GOAL OF THE EXERCISE:
Retype the opening lines of the listing below, ending with the line that contains "from matplotlib.patches import Circle, Patch", and leave out any pictures.

------------------------

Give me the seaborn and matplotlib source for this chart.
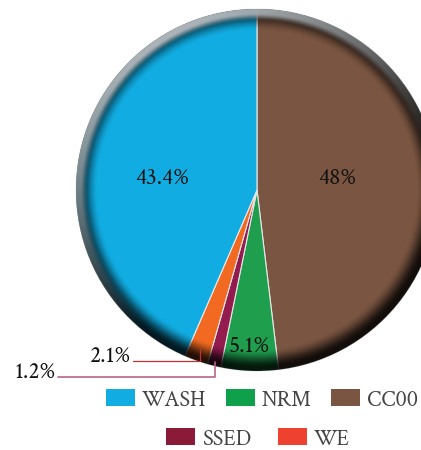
import numpy as np
import matplotlib
matplotlib.use("Agg")
import matplotlib.pyplot as plt
import seaborn as sns
from matplotlib.patches import Circle, Patch

categories = ["CC00", "NRM", "SSED", "WE", "WASH"]
values = [48.0, 5.1, 1.2, 2.1, 43.4]
labels = ["48%", "5.1%", "1.2%", "2.1%", "43.4%"]
colors = ["#7a5541", "#1f9e4e", "#941b4e", "#f26a21", "#11ade2"]
legend_row1 = ["WASH", "NRM", "CC00"]
legend_row2 = ["SSED", "WE"]
legend_colors = {"WASH": "#11ade2", "NRM": "#0fa04b", "CC00": "#7a5541",
                 "SSED": "#8b1a38", "WE": "#ee4130"}

sns.set_theme(style="white")
plt.rcParams["font.family"] = ["Crimson Text", "Liberation Serif", "DejaVu Serif"]

W, H = 421, 450
fig = plt.figure(figsize=(W / 100, H / 100), dpi=100)
ax = fig.add_axes([0, 0, 1, 1])

cx, cy, R = 257, 450 - 190, 181
palette = sns.color_palette(colors)
wedges, _ = ax.pie(values, colors=palette, startangle=90, counterclock=False,
                   center=(cx, cy), radius=R, frame=True,
                   wedgeprops=dict(edgecolor="#e8e8e8", linewidth=0.8))

# bevel shading
n = 400
xs = np.linspace(-1, 1, n)
X, Y = np.meshgrid(xs, xs[::-1])
rho = np.sqrt(X ** 2 + Y ** 2)
theta = np.degrees(np.arctan2(Y, X))
L = np.cos(np.radians(theta - 120))

def smooth(a, b, x):
    t = np.clip((x - a) / (b - a), 0, 1)
    return t * t * (3 - 2 * t)

shadow = np.zeros((n, n, 4))
shadow[..., 3] = 0.85 * smooth(0.88, 0.985, rho) * (1 - 0.15 * np.clip(L, 0, 1))
hl = np.zeros((n, n, 4))
hl[..., 0], hl[..., 1], hl[..., 2] = 0.68, 0.71, 0.73
hl[..., 3] = np.clip((L + 0.35) / 1.35, 0, 1) * smooth(0.935, 0.98, rho)
for img in (shadow, hl):
    im = ax.imshow(img, extent=(cx - R, cx + R, cy - R, cy + R), zorder=3,
                   interpolation="bilinear")
    im.set_clip_path(Circle((cx, cy), R, transform=ax.transData))

ax.set_xlim(0, W)
ax.set_ylim(0, H)
ax.set_aspect("equal")
ax.axis("off")

total = sum(values)
cum = np.cumsum([0] + values)
mids = {c: (cum[i] + values[i] / 2) / total * 360 for i, c in enumerate(categories)}

def pt(cat, frac):
    a = np.radians(mids[cat])
    return cx + frac * R * np.sin(a), cy + frac * R * np.cos(a)

fs = 17
ax.text(162, 450 - 178, "43.4%", ha="center", va="center", fontsize=fs, color="#111", zorder=5)
ax.text(337, 450 - 178, "48%", ha="center", va="center", fontsize=fs, color="#111", zorder=5)
ax.text(249, 450 - 347, "5.1%", ha="center", va="center", fontsize=fs, color="#111", zorder=5)

# leader lines
x1, y1 = pt("WE", 0.93)
ax.plot([x1, x1, 133], [y1, 450 - 361, 450 - 361], color="#c0303a", lw=0.9, zorder=5)
ax.text(131, 450 - 357, "2.1%", ha="right", va="center", fontsize=fs, color="#111", zorder=5)
x2, y2 = pt("SSED", 0.98)
ax.plot([x2, x2, 58], [y2, 450 - 377, 450 - 377], color="#b8648a", lw=1.2, zorder=5)
ax.text(56, 450 - 373, "1.2%", ha="right", va="center", fontsize=fs, color="#111", zorder=5)

# legends
def handles(names):
    return [Patch(facecolor=legend_colors[nm], edgecolor="none", label=nm) for nm in names]

lfs = 16
leg1 = ax.legend(handles=handles(legend_row1), ncol=3, loc="center",
                 bbox_to_anchor=(262 / W, 1 - 400 / H), frameon=False,
                 fontsize=lfs, handlelength=1.3, handleheight=0.8,
                 handletextpad=0.3, columnspacing=0.9, labelcolor="#444")
ax.add_artist(leg1)
leg2 = ax.legend(handles=handles(legend_row2), ncol=2, loc="center",
                 bbox_to_anchor=(258 / W, 1 - 439 / H), frameon=False,
                 fontsize=lfs, handlelength=1.3, handleheight=0.8,
                 handletextpad=0.3, columnspacing=1.2, labelcolor="#444")

fig.savefig("out.png", dpi=100)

------------------------

THE SOLUTION:
Give me the seaborn and matplotlib source for this chart.
import numpy as np
import matplotlib
matplotlib.use("Agg")
import matplotlib.pyplot as plt
import seaborn as sns
from matplotlib.patches import Circle, Patch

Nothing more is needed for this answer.